**What is being asked:** Repeat the material below exactly, line for line.

## start

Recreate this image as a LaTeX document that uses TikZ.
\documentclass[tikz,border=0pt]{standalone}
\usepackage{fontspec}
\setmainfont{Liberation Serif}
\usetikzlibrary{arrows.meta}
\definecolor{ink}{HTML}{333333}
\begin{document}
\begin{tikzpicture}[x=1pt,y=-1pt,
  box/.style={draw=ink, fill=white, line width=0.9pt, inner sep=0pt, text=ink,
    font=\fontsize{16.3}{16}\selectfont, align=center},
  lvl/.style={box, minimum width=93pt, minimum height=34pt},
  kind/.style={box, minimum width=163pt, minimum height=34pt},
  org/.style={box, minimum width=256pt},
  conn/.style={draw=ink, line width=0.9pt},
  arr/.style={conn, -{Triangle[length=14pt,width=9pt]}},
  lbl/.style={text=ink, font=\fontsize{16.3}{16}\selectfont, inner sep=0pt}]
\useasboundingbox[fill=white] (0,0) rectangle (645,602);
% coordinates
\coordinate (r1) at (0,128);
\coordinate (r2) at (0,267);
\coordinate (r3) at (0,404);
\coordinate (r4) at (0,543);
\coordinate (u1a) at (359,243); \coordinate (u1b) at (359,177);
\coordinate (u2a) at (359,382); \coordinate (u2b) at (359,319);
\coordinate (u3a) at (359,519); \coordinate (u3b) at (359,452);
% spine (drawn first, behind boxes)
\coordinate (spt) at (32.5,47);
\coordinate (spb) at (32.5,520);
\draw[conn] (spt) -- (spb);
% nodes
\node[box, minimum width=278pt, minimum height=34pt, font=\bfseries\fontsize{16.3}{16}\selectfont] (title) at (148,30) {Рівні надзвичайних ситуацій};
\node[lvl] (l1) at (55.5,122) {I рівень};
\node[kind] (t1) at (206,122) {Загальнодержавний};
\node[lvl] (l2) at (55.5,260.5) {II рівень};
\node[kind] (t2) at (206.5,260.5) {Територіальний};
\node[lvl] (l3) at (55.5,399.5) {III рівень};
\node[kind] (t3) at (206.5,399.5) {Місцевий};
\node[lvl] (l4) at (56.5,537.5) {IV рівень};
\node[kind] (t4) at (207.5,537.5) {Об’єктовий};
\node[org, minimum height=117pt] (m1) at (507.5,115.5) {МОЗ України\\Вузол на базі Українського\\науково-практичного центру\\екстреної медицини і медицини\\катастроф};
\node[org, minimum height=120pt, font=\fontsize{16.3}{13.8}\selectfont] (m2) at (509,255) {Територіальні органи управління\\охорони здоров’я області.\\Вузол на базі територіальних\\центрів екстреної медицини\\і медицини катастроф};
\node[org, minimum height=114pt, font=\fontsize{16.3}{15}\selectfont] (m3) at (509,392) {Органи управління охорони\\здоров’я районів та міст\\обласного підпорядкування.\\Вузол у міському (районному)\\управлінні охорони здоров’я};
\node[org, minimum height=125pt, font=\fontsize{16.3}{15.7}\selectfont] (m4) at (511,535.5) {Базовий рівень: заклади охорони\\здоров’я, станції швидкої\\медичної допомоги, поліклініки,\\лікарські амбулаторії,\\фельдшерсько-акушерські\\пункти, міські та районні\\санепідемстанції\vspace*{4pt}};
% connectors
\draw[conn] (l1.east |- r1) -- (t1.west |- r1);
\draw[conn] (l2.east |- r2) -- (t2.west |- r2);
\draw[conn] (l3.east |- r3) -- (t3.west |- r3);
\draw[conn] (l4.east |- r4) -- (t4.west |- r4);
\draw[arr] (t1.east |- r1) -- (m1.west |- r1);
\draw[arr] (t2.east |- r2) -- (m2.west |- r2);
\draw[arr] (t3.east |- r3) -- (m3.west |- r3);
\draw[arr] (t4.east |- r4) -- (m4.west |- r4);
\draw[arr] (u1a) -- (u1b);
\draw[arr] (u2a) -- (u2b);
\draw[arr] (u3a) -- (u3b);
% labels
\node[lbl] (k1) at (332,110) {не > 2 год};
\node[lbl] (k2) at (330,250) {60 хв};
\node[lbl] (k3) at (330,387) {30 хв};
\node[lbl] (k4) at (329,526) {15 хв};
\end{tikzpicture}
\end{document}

## end

**The response:**
Recreate this image as a LaTeX document that uses TikZ.
\documentclass[tikz,border=0pt]{standalone}
\usepackage{fontspec}
\setmainfont{Liberation Serif}
\usetikzlibrary{arrows.meta}
\definecolor{ink}{HTML}{333333}
\begin{document}
\begin{tikzpicture}[x=1pt,y=-1pt,
  box/.style={draw=ink, fill=white, line width=0.9pt, inner sep=0pt, text=ink,
    font=\fontsize{16.3}{16}\selectfont, align=center},
  lvl/.style={box, minimum width=93pt, minimum height=34pt},
  kind/.style={box, minimum width=163pt, minimum height=34pt},
  org/.style={box, minimum width=256pt},
  conn/.style={draw=ink, line width=0.9pt},
  arr/.style={conn, -{Triangle[length=14pt,width=9pt]}},
  lbl/.style={text=ink, font=\fontsize{16.3}{16}\selectfont, inner sep=0pt}]
\useasboundingbox[fill=white] (0,0) rectangle (645,602);
% coordinates
\coordinate (r1) at (0,128);
\coordinate (r2) at (0,267);
\coordinate (r3) at (0,404);
\coordinate (r4) at (0,543);
\coordinate (u1a) at (359,243); \coordinate (u1b) at (359,177);
\coordinate (u2a) at (359,382); \coordinate (u2b) at (359,319);
\coordinate (u3a) at (359,519); \coordinate (u3b) at (359,452);
% spine (drawn first, behind boxes)
\coordinate (spt) at (32.5,47);
\coordinate (spb) at (32.5,520);
\draw[conn] (spt) -- (spb);
% nodes
\node[box, minimum width=278pt, minimum height=34pt, font=\bfseries\fontsize{16.3}{16}\selectfont] (title) at (148,30) {Рівні надзвичайних ситуацій};
\node[lvl] (l1) at (55.5,122) {I рівень};
\node[kind] (t1) at (206,122) {Загальнодержавний};
\node[lvl] (l2) at (55.5,260.5) {II рівень};
\node[kind] (t2) at (206.5,260.5) {Територіальний};
\node[lvl] (l3) at (55.5,399.5) {III рівень};
\node[kind] (t3) at (206.5,399.5) {Місцевий};
\node[lvl] (l4) at (56.5,537.5) {IV рівень};
\node[kind] (t4) at (207.5,537.5) {Об’єктовий};
\node[org, minimum height=117pt] (m1) at (507.5,115.5) {МОЗ України\\Вузол на базі Українського\\науково-практичного центру\\екстреної медицини і медицини\\катастроф};
\node[org, minimum height=120pt, font=\fontsize{16.3}{13.8}\selectfont] (m2) at (509,255) {Територіальні органи управління\\охорони здоров’я області.\\Вузол на базі територіальних\\центрів екстреної медицини\\і медицини катастроф};
\node[org, minimum height=114pt, font=\fontsize{16.3}{15}\selectfont] (m3) at (509,392) {Органи управління охорони\\здоров’я районів та міст\\обласного підпорядкування.\\Вузол у міському (районному)\\управлінні охорони здоров’я};
\node[org, minimum height=125pt, font=\fontsize{16.3}{15.7}\selectfont] (m4) at (511,535.5) {Базовий рівень: заклади охорони\\здоров’я, станції швидкої\\медичної допомоги, поліклініки,\\лікарські амбулаторії,\\фельдшерсько-акушерські\\пункти, міські та районні\\санепідемстанції\vspace*{4pt}};
% connectors
\draw[conn] (l1.east |- r1) -- (t1.west |- r1);
\draw[conn] (l2.east |- r2) -- (t2.west |- r2);
\draw[conn] (l3.east |- r3) -- (t3.west |- r3);
\draw[conn] (l4.east |- r4) -- (t4.west |- r4);
\draw[arr] (t1.east |- r1) -- (m1.west |- r1);
\draw[arr] (t2.east |- r2) -- (m2.west |- r2);
\draw[arr] (t3.east |- r3) -- (m3.west |- r3);
\draw[arr] (t4.east |- r4) -- (m4.west |- r4);
\draw[arr] (u1a) -- (u1b);
\draw[arr] (u2a) -- (u2b);
\draw[arr] (u3a) -- (u3b);
% labels
\node[lbl] (k1) at (332,110) {не > 2 год};
\node[lbl] (k2) at (330,250) {60 хв};
\node[lbl] (k3) at (330,387) {30 хв};
\node[lbl] (k4) at (329,526) {15 хв};
\end{tikzpicture}
\end{document}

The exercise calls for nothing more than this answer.